Personal Process Management

Get Your Programs! by Scott Ableman.One of the next steps in personal computing will be Personal Process Management: Programming for the end user.

Combine new tablet devices like the iPad with the ease of creating a concept map like Instaviz and the power of programming.

Graphical programming has been blamed for not being able to capturing enough complexity, but – for a certain types of applications – it is sufficient, if not a lot more capable, because it may blend the visualization of processes with their semantics and live feedback.

Why to use PPM

Personal Process Management is not an obvious requirement, but automating tasks, which are repeated over and over again, sure is. Here are some ideas:

  • Home automation is one area that needs configuration and simple programming for which an tablet would be the ideal device.
  • Email forwarding and sorting sometimes requires more than an out-of-office reply.
  • News filtering and classification may be the killer feature to keep you up to date with less but more precise information.

There may be some advanced application areas. I can imagine to use PPM to configure routings for web-services, programming failover scenarios, and – in general – event routing, that defines what to do with all the events that reach you on your various devices.

How to use PPM

The most basic structure to edit PPM configurations is a directed graph. Concept mapping editors provide a user interface to create and edit such graphs. Most of the automation tasks may be represented with simple nodes and connectors. For more complex tasks, a list of properties may be associated with each node and/or connector.

The user is creating nodes by tapping on the background surface. A connector can be spawned by tapping and dragging on a marked field on the node. Nodes can be edited by tapping them once and moved by tapping and dragging.

The editing surface should be zoomable and infinite in size. Multiple surfaces for different projects should be supported, and nesting would allow editing state diagrams, for example.

PPM once and for all

There should be only one application that the user has to learn. Syntax specifications and graphical presentations for different process types should be enabled by plugins.

Two interesting examples for inspiration are:

  • Yahoo Pipes an online content aggregator for RSS feeds and more.
  • Reactable a multi-user sound editing table.

What’s next?

Using already existing concept mappers or tools do not work. They don’t support syntax constraints and surely miss a plugin infrastructure. There needs be a new – preferable open source - project to create a – say – a personal process editing framework.

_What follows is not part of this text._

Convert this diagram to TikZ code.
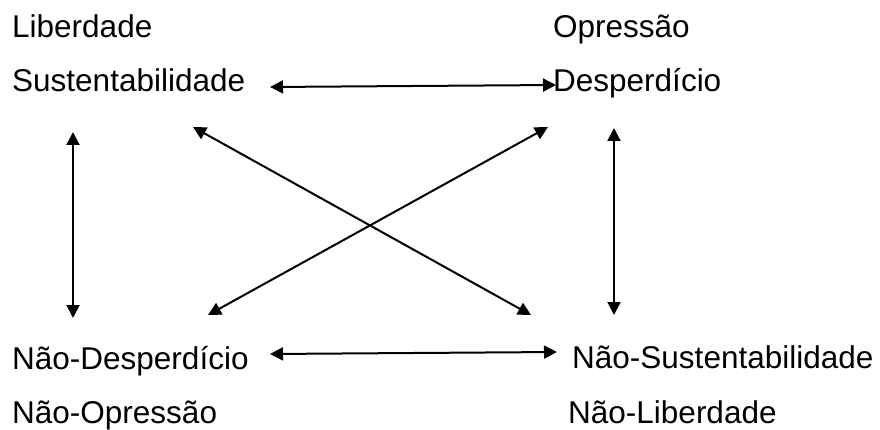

The requirements are a little different from concept mapping applications:

  • Syntactical and graphical Plugins.
  • Live feedback plugins to debug processes from within the editor.
  • Fast, zooming UI, preferable portable to a number of devices.
  • Collaborative editing.

Outlook

If such a framework excels in automating simpler problems, it may be possible that – given that software development reached a new abstraction level – we will find an effective syntax for a universal and graphical programming language.

I personally prefer to use a tablet instead of my keyboard + desktop, and I’d like to see a future where the expression of graphical ideas is integrated with the power of programming in one common user interface.